Baby's first meal isn't milk, it's colostrum, a yellowish liquid nursing parents emit that is rich in antibodies and boosts your child's immune system. Your real milk will come in a few days after you give birth. Don't worry; you'll know when it's there! Your breasts may feel like they're full of rocks, or that they're about to burst. This is called engorgement. The good news is that your hungry baby can really help you out; the best way to relieve engorgement is to nurse often. Drink a large glass of water every time you nurse, eat well, and take your prenatal vitamins.

Of course, a major concern for new parents and, particularly, nursing parents is whether baby is getting enough to eat; after all, you can't count the ounces. If you hear and see your baby swallowing, they're drinking. And if they are filling plenty of diapers with urine and soft, yellow stools, at least eight a day, they're getting nourishment. However, you should call your pediatrician if your baby exhibits these signs:

  • Your baby stops feeding after 10 minutes or less.
  • Your baby is frequently fussy and lethargic.
  • Your baby's skin is yellowing.
  • Your baby's stools are hard and dark.

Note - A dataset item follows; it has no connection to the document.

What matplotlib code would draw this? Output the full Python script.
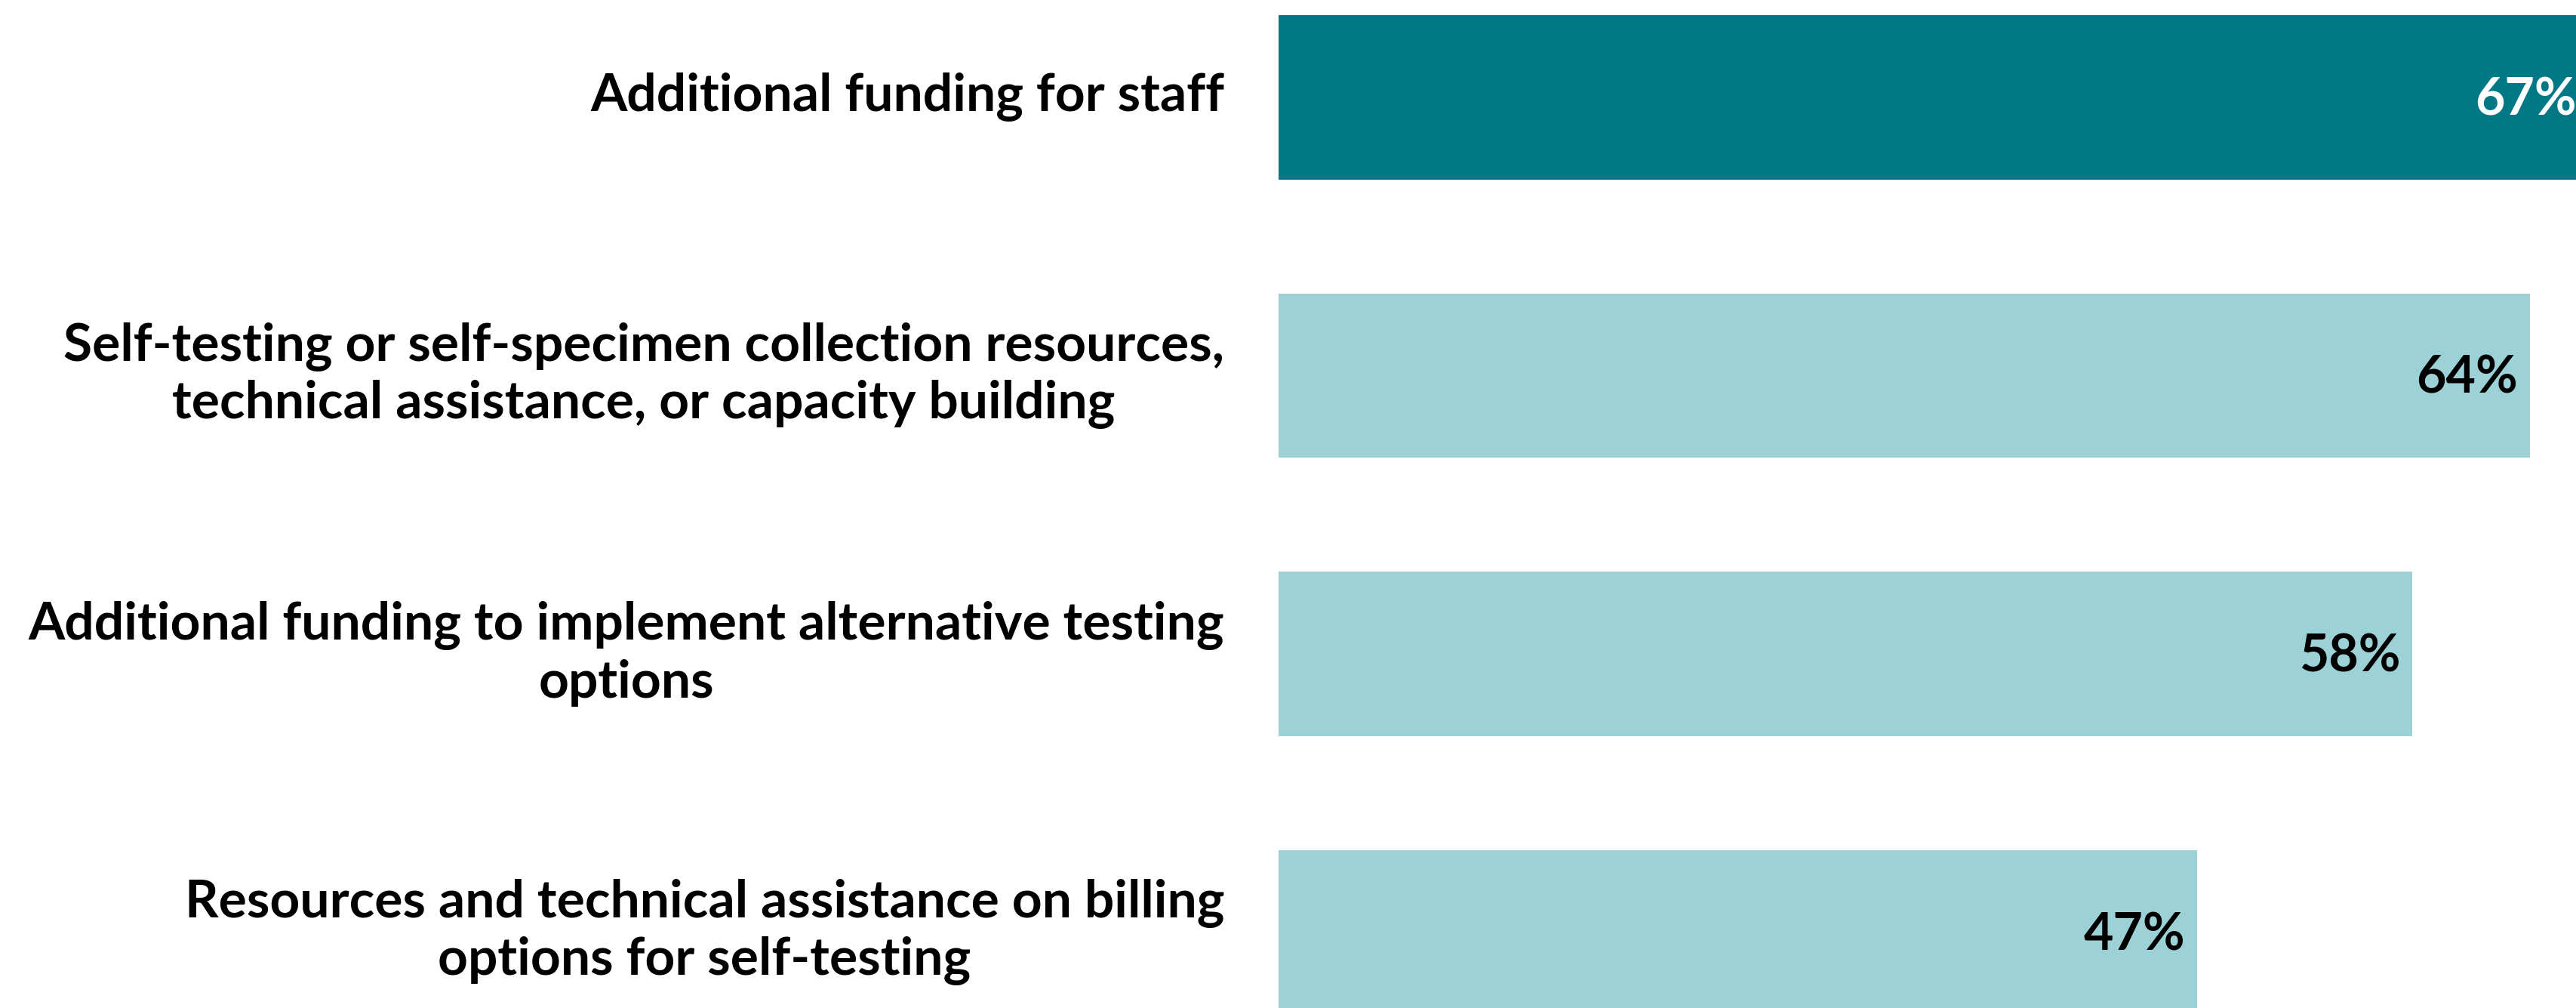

How to Alleviate Engorgement

Even if you nurse often, sometimes your breasts still get engorged. It's hard for a baby to latch on to a rock-hard breast, so here's how to relieve that painful feeling and get the milk flowing.

  1. Stay cool. Applying ice packs or bags of frozen peas to your breasts is one way of easing the pain. Another tried-and-true remedy? Cabbage leaves! Keep a large head of green cabbage in your refrigerator or freezer. When you feel sore, peel off a leaf, stick it in your bra, and voila! An instant breast-shaped ice pack.
  2. Take a warm shower. Heat promotes the flow of milk. You'll lose a little milk in the process, but if you're nursing regularly, there's more where that came from.
  3. Express yourself. Expressing a small amount of milk manually or with a pump can help soften things up so baby can latch on more easily.
  4. Lie down. Lying on your stomach relieves the pull of gravity and, for some, soothes the pain.

Breastfeeding Supplies

If you're breastfeeding, these supplies should be on your shopping list—as they will help make nursing easier, which will increase your odds of nursing longer.

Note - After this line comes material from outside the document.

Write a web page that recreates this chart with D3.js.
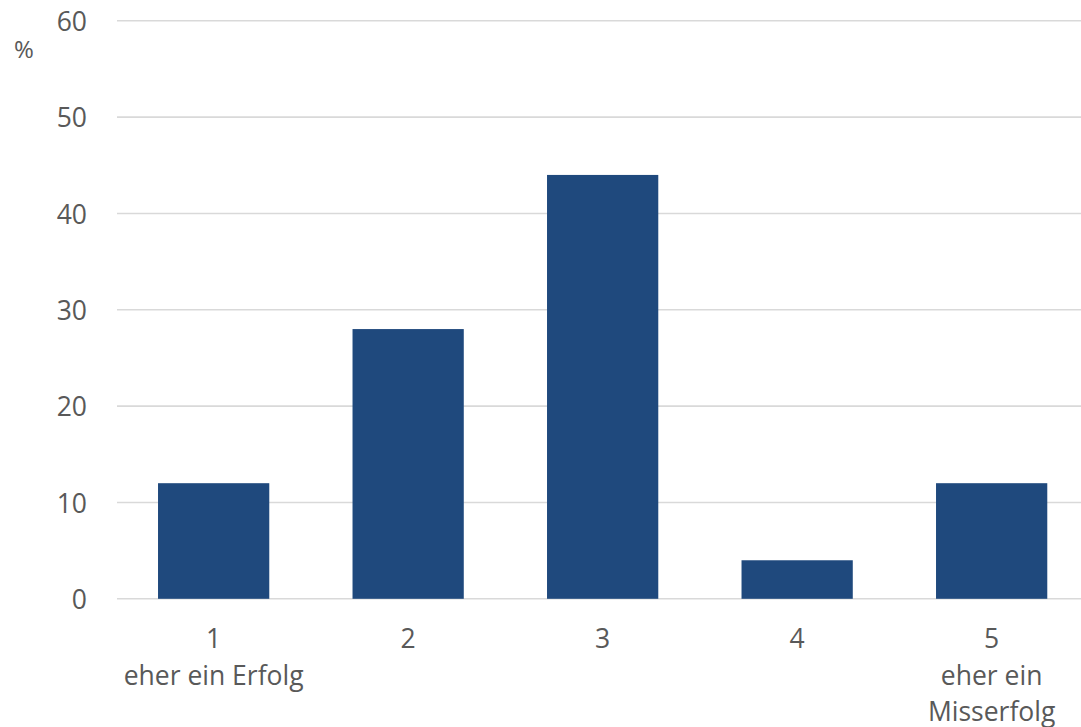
<!DOCTYPE html>
<html><head><meta charset="utf-8">
<script src="https://cdn.jsdelivr.net/npm/d3@7"></script>
<style>html,body{margin:0;padding:0;background:#fff;}svg{display:block;}</style>
</head><body><svg id="c" width="1081" height="727"></svg>
<script>
const categories = ["1", "2", "3", "4", "5"];
const subLabels = [["eher ein Erfolg"], [], [], [], ["eher ein", "Misserfolg"]];
const values = [12, 28, 44, 4, 12];
const yTicks = [0, 10, 20, 30, 40, 50, 60];
const unitLabel = "%";

const svg = d3.select("#c");
const font = "'Open Sans', sans-serif";
const textColor = "#595959";

const x = d3.scaleBand().domain(categories).range([116.4, 1088.9]).paddingInner(0.428).paddingOuter(0.214);
const y = d3.scaleLinear().domain([0, 60]).range([598.8, 20.8]);

// gridlines
svg.append("g").selectAll("line").data(yTicks).join("line")
  .attr("x1", 117).attr("x2", 1081)
  .attr("y1", d => y(d)).attr("y2", d => y(d))
  .attr("stroke", "#d9d9d9").attr("stroke-width", 1.6);

// y axis labels
const yAxis = d3.axisLeft(y).tickValues(yTicks).tickSize(0).tickPadding(0);
const gy = svg.append("g").attr("transform", "translate(87,0)").call(yAxis);
gy.select(".domain").remove();
gy.selectAll("text").attr("font-family", font).attr("font-size", 26.5).attr("fill", textColor).attr("dy", "0.36em");

svg.append("text").attr("x", 24).attr("y", 58).attr("text-anchor", "middle")
  .attr("font-family", font).attr("font-size", 24).attr("fill", textColor).text(unitLabel);

// bars
svg.append("g").selectAll("rect").data(values).join("rect")
  .attr("x", (d, i) => x(categories[i]))
  .attr("width", x.bandwidth())
  .attr("y", d => y(d))
  .attr("height", d => y(0) - y(d))
  .attr("fill", "#1f497d");

// x labels
const gx = svg.append("g");
categories.forEach((c, i) => {
  const lines = [c].concat(subLabels[i]);
  const t = gx.append("text").attr("text-anchor", "middle")
    .attr("font-family", font).attr("font-size", 26.5).attr("fill", textColor);
  lines.forEach((l, j) => {
    t.append("tspan").attr("x", x(c) + x.bandwidth() / 2).attr("y", 648 + j * 36.5).text(l);
  });
});
</script></body></html>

  • Several supportive nursing bras. Look for styles without an underwire. The wire can dig into your milk duct and interfere with milk production.
  • Lanolin ointment designed for nursing parents. It helps soothe sore nipples.
  • A nursing pillow. These clever, inexpensive pillows save your back and help you position baby more easily.
  • Nursing pads. You'll have far less laundry to do if you place these absorbent pads in your bra to catch leaks.
  • A breast pump. There are many kinds, from handheld to electric. All of them help relieve engorgement and may even allow you to prepare some reserve bottles so you can leave your little one with a sitter for a few hours.

When to Worry

Your breasts have never been subjected to the jaws of a hungry newborn before, so for most, it hurts, especially in the beginning. But cracked, bleeding nipples and constant pain are a signal that you need some help; your baby may not be latched on correctly. A lactation consultant can help correct your baby's latch through positioning and exercises. They can also offer advice on how to heal your nipples.

Sometimes, nursing pain is caused by an infection called mastitis, which occurs when bacteria enters the breast and multiplies in a milk duct. If you have it, the infected area will become hot and red, and you'll also suffer flulike symptoms. Nursing, safe antibiotics, and warm compresses help heal the infection.